His attacks didn’t end there. Taking to LinkedIn, Cuban blasted 3M about their allocation system.
“As I have said to 3M directly, 3M should be telling us how their order allocation system works. It’s most obvious to 3M that demand is outstripping supply but 3M had gone silent when they could improve the marketplace by communicating their understanding of all the elements of the supply chain to all of us,” said Cuban.
“Mike [Roman, CEO] didn’t communicate what role distributors were playing globally, why customers had to place non-cancelable orders with no info on availability, why it took the government calling them out to do a 500k direct delivery to my and Seattle hospitals and a single 10m mask reroute to the feds, why he thought factories were popping up around the world to see product and whether they could help identify real versus fake (they know who their real competitors are) and help bring order to a calamitous market,” Cuban continued. “A real leader would have helped the healthcare workers who are terrified when they go to work understand exactly what was going on in the industry.”
What does 3M have to say about all this? According to them, they can’t cut all this out and focus specifically on America because if they did, then other countries would begin shortchanging the United States on supplies we import in return.
“There are, however, significant humanitarian implications of ceasing respirator supplies to healthcare workers in Canada and Latin America, where we are a critical supplier of respirators.
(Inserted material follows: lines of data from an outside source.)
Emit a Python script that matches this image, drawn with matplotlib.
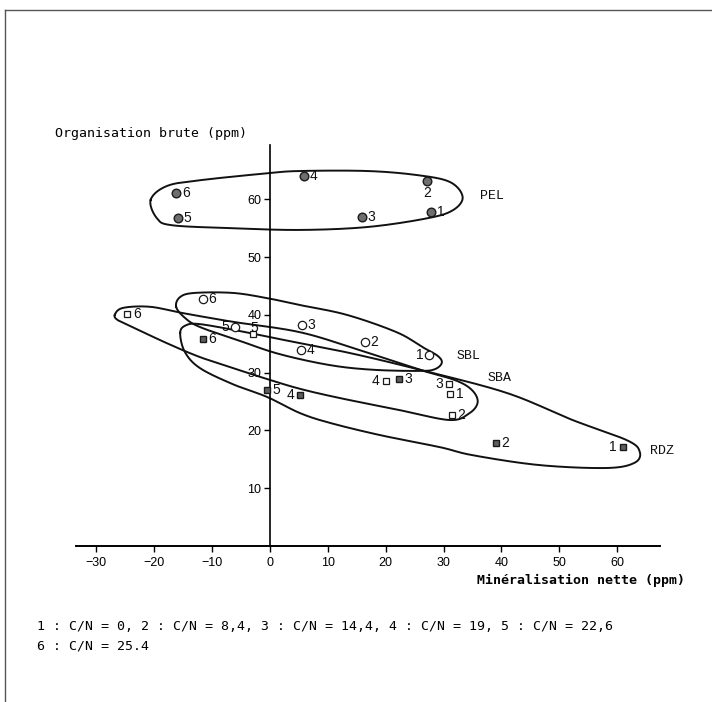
import numpy as np
import matplotlib.pyplot as plt
from matplotlib.lines import Line2D

# points : mineralisation nette (x), organisation brute (y), label = C/N class
pel_x = [27.8, 27.1, 15.9, 5.9, -15.9, -16.2]
pel_y = [57.8, 63.1, 56.9, 64.0, 56.7, 61.1]
pel_lab = ["1", "2", "3", "4", "5", "6"]

sbl_x = [27.5, 16.4, 5.5, 5.4, -6.0, -11.6]
sbl_y = [33.0, 35.3, 38.2, 33.9, 37.9, 42.7]
sbl_lab = ["1", "2", "3", "4", "5", "6"]

sba_x = [31.1, 31.4, 30.9, 20.0, -2.9, -24.7]
sba_y = [26.3, 22.7, 28.0, 28.5, 36.7, 40.1]
sba_lab = ["1", "2", "3", "4", "5", "6"]

rdz_x = [61.0, 39.0, 22.3, 5.2, -0.5, -11.6]
rdz_y = [17.1, 17.8, 28.9, 26.1, 27.0, 35.8]
rdz_lab = ["1", "2", "3", "4", "5", "6"]

# hand drawn envelopes (outline)
pel_env_x = [-20.6, -19.5, -16.8, -6.4, 5.2, 16.8, 27.1, 31.6, 33.3, 31.1, 25.4, 16.8, 5.2, -0.5, -12.1, -17.8]
pel_env_y = [59.9, 56.7, 55.5, 55.0, 54.7, 55.2, 56.7, 58.1, 60.4, 63.0, 64.2, 64.9, 64.9, 64.5, 63.3, 62.3]

sbl_env_x = [-16.2, -15.5, -13.0, -6.4, -0.5, 5.2, 13.3, 21.9, 26.4, 29.0, 29.7, 28.5, 25.9, 17.8, 10.4, 1.7, -5.2, -12.1, -14.7]
sbl_env_y = [41.4, 43.1, 43.8, 43.8, 42.9, 41.7, 40.0, 37.0, 34.4, 32.9, 31.7, 30.6, 30.3, 30.5, 31.3, 33.2, 35.5, 37.9, 39.5]

sba_env_x = [-26.8, -25.4, -20.7, -15.0, -6.4, 5.2, 15.5, 25.9, 32.0, 34.9, 35.9, 34.5, 31.1, 22.5, 12.1, 5.2, -0.5, -6.4, -12.1, -17.8, -24.2, -26.3]
sba_env_y = [40.0, 41.2, 41.4, 40.3, 38.8, 37.0, 33.9, 30.5, 28.7, 27.0, 24.9, 23.0, 21.8, 23.5, 25.6, 27.2, 28.9, 30.8, 32.7, 35.1, 38.1, 39.1]

rdz_env_x = [-15.5, -14.5, -12.1, -5.2, 1.7, 13.8, 25.9, 40.9, 52.3, 61.7, 63.9, 63.0, 58.2, 46.6, 35.1, 29.4, 19.0, 10.4, 5.2, -0.5, -6.4, -12.1, -14.7]
rdz_env_y = [36.9, 38.2, 38.4, 37.2, 35.8, 33.4, 30.5, 26.5, 21.8, 18.3, 16.3, 14.4, 13.5, 14.0, 15.7, 17.1, 19.2, 21.3, 23.0, 25.8, 28.0, 30.8, 33.6]

group_names = ["PEL", "SBL", "SBA", "RDZ"]
group_name_x = [36.3, 32.3, 37.6, 65.6]
group_name_y = [60.6, 32.9, 29.1, 16.4]

x_ticks = [-30, -20, -10, 0, 10, 20, 30, 40, 50, 60]
y_ticks = [10, 20, 30, 40, 50, 60]

caption1 = "1 : C/N = 0, 2 : C/N = 8,4, 3 : C/N = 14,4, 4 : C/N = 19, 5 : C/N = 22,6"
caption2 = "6 : C/N = 25.4"


def closed_spline(xs, ys, n=24):
    # catmull-rom, closed
    P = np.column_stack([xs, ys])
    m = len(P)
    t = np.linspace(0, 1, n, endpoint=False)[:, None]
    segs = []
    for i in range(m):
        p0, p1, p2, p3 = P[i - 1], P[i], P[(i + 1) % m], P[(i + 2) % m]
        segs.append(0.5 * (2 * p1 + (-p0 + p2) * t
                           + (2 * p0 - 5 * p1 + 4 * p2 - p3) * t ** 2
                           + (-p0 + 3 * p1 - 3 * p2 + p3) * t ** 3))
    out = np.vstack(segs)
    out = np.vstack([out, out[:1]])
    return out[:, 0], out[:, 1]


mono = "DejaVu Sans Mono"
fig = plt.figure(figsize=(7.12, 7.02), dpi=100)
ax = fig.add_axes([76 / 712, 1 - 546 / 702, 584 / 712, 401 / 702])
ax.set_xlim(-33.5, 67.4)
ax.set_ylim(0, 69.4)

for ex, ey in [(pel_env_x, pel_env_y), (sbl_env_x, sbl_env_y),
               (sba_env_x, sba_env_y), (rdz_env_x, rdz_env_y)]:
    sx, sy = closed_spline(ex, ey)
    ax.plot(sx, sy, color="#111111", lw=1.4, zorder=2)

ax.plot(pel_x, pel_y, "o", ms=6.2, mfc="#6e6e6e", mec="#1a1a1a", mew=1.0, ls="none", zorder=3)
ax.plot(sbl_x, sbl_y, "o", ms=6, mfc="white", mec="#1a1a1a", mew=0.9, ls="none", zorder=3)
ax.plot(sba_x, sba_y, "s", ms=5, mfc="white", mec="#1a1a1a", mew=0.9, ls="none", zorder=3)
ax.plot(rdz_x, rdz_y, "s", ms=5, mfc="#5e5e5e", mec="#1a1a1a", mew=1.0, ls="none", zorder=3)

# label side for each point: r=right, l=left, t=top, b=below
pel_side = ["r", "b", "r", "r", "r", "r"]
sbl_side = ["l", "r", "r", "r", "l", "r"]
sba_side = ["r", "r", "l", "l", "t", "r"]
rdz_side = ["l", "r", "r", "l", "r", "r"]
offs = {"r": ((4.2, 0), "left", "center"), "l": ((-4.2, 0), "right", "center"),
        "t": ((1.0, 4.2), "center", "center"), "b": ((0, -8.5), "center", "center")}
for xs, ys, labs, sides in [(pel_x, pel_y, pel_lab, pel_side), (sbl_x, sbl_y, sbl_lab, sbl_side),
                            (sba_x, sba_y, sba_lab, sba_side), (rdz_x, rdz_y, rdz_lab, rdz_side)]:
    for x, y, lab, s in zip(xs, ys, labs, sides):
        off, ha, va = offs[s]
        ax.annotate(lab, (x, y), xytext=off, textcoords="offset points", ha=ha, va=va,
                    fontsize=10, family="Liberation Sans", color="#111111", zorder=4)

for name, x, y in zip(group_names, group_name_x, group_name_y):
    ax.text(x, y, name, fontsize=9.5, family="Liberation Mono", ha="left", va="center",
            color="#111111", clip_on=False)

ax.spines["left"].set_position(("data", 0))
ax.spines["top"].set_visible(False)
ax.spines["right"].set_visible(False)
ax.spines["left"].set_linewidth(1.2)
ax.spines["bottom"].set_linewidth(1.4)
ax.set_xticks(x_ticks)
ax.set_yticks(y_ticks)
ax.set_xticklabels([("\u2212" + str(-v)) if v < 0 else str(v) for v in x_ticks])
ax.tick_params(axis="both", direction="out", length=4, width=1.0, labelsize=9, pad=2)
ax.tick_params(axis="x", pad=4)
for lbl in ax.get_xticklabels() + ax.get_yticklabels():
    lbl.set_family("Liberation Sans")

fig.text(55 / 712, 1 - 133 / 702, "Organisation brute (ppm)", family=mono, fontsize=9.5,
         ha="left", va="center")
fig.text(685 / 712, 1 - 580 / 702, "Minéralisation nette (ppm)", family=mono, fontsize=9.5,
         weight="bold", ha="right", va="center")
fig.text(37 / 712, 1 - 626 / 702, caption1, family=mono, fontsize=9.5, ha="left", va="center")
fig.text(37 / 712, 1 - 646 / 702, caption2, family=mono, fontsize=9.5, ha="left", va="center")

# page frame
fig.add_artist(Line2D([5 / 712, 1], [1 - 10 / 702, 1 - 10 / 702], color="#555555", lw=1.0))
fig.add_artist(Line2D([5 / 712, 5 / 712], [0, 1 - 10 / 702], color="#555555", lw=1.0))

fig.savefig("out.png", dpi=100)
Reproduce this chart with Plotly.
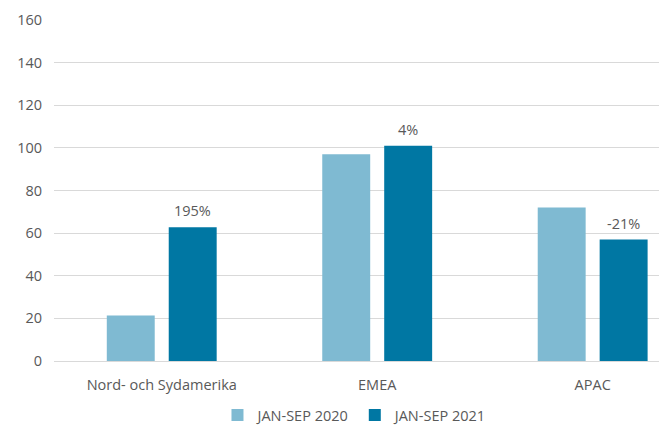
import plotly.graph_objects as go

categories = ["Nord- och Sydamerika", "EMEA", "APAC"]
values_2020 = [21.3, 97.0, 72.0]
values_2021 = [62.8, 101.0, 57.0]
growth_labels = ["195%", "4%", "-21%"]
series_names = ["JAN-SEP 2020", "JAN-SEP 2021"]
y_ticks = [0, 20, 40, 60, 80, 100, 120, 140, 160]

light = "#7FBAD2"
dark = "#0077A3"
txt = "#595959"
font_family = "'Open Sans', sans-serif"
fs = 14.5

fig = go.Figure()
fig.add_trace(go.Bar(x=categories, y=values_2020, name=series_names[0],
                     marker=dict(color=light, line=dict(width=0))))
fig.add_trace(go.Bar(x=categories, y=values_2021, name=series_names[1],
                     marker=dict(color=dark, line=dict(width=0))))

for c, v, lab in zip(categories, values_2021, growth_labels):
    fig.add_annotation(x=c, y=v, text=lab, showarrow=False, xref="x", yref="y",
                       xshift=31, yanchor="bottom", yshift=5,
                       font=dict(size=fs, color=txt, family=font_family))

# the page body adds an 8px margin, so the figure is sized to fit the 667x426 window
fig.update_layout(
    width=659, height=418,
    margin=dict(l=46, r=0, t=12, b=65, autoexpand=False),
    paper_bgcolor="white", plot_bgcolor="white",
    barmode="group", bargap=0.425, bargroupgap=0.226,
    font=dict(family=font_family, size=fs, color=txt),
    showlegend=True,
    legend=dict(orientation="h", x=0.491, xanchor="center", y=-54 / 341, yanchor="middle",
                font=dict(size=fs, color=txt), itemwidth=30, traceorder="normal"),
    xaxis=dict(range=[-0.5, 2.345], showgrid=False, showline=False, ticks="",
               automargin=False,
               tickfont=dict(size=fs, color=txt), ticklabelstandoff=13),
    yaxis=dict(range=[0, 160], tickvals=y_ticks, showgrid=True, gridcolor="#D9D9D9",
               gridwidth=1, zeroline=True, zerolinecolor="#D9D9D9", zerolinewidth=1,
               automargin=False,
               showline=False, ticks="", tickfont=dict(size=fs, color=txt),
               ticklabelstandoff=11),
)

fig.write_html("out.html")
In addition, ceasing all export of respirators produced in the United States would likely cause other countries to retaliate and do the same, as some have already done. If that were to occur, the net number of respirators being made available to the United States would actually decrease. That is the opposite of what we and the Administration, on behalf of the American people, both seek,” the statement said, in parts.
In late March, Ken Langone Home Depot co-founder and chair of the Board of Trustees of the NYU Langone Medical Center told Neil Cavuto that everything Cuban is saying is wrong according to BizPac Review:
“I can tell you firsthand, it’s just not true. I’m personally dealing directly with Mike Roman, the CEO of 3M, Mike DelVacchio, the head of the [company’s] health care [division], they are diverting all of their production to the health care channels, and why they are using distributors is it’s the most efficient way to get it to them,” said Langone.
“They are doing an absolutely incredible job, not a good job an incredible job,” Langone went on. “The same is true with Danaher. My God, industry is demonstrating — now, Neil there are knockoffs out there, there are masks and things of that nature that are being made and sold that 3M has nothing to do with. We track down because we need these masks badly, every time we get a call, ‘we’ve got ’em,’ we have our supply chain management follow-up on it and she says we can’t use them they’re not the same.”
“Neil, this is wrong,” Langone said. “This is scurrilous, I’m sorry.”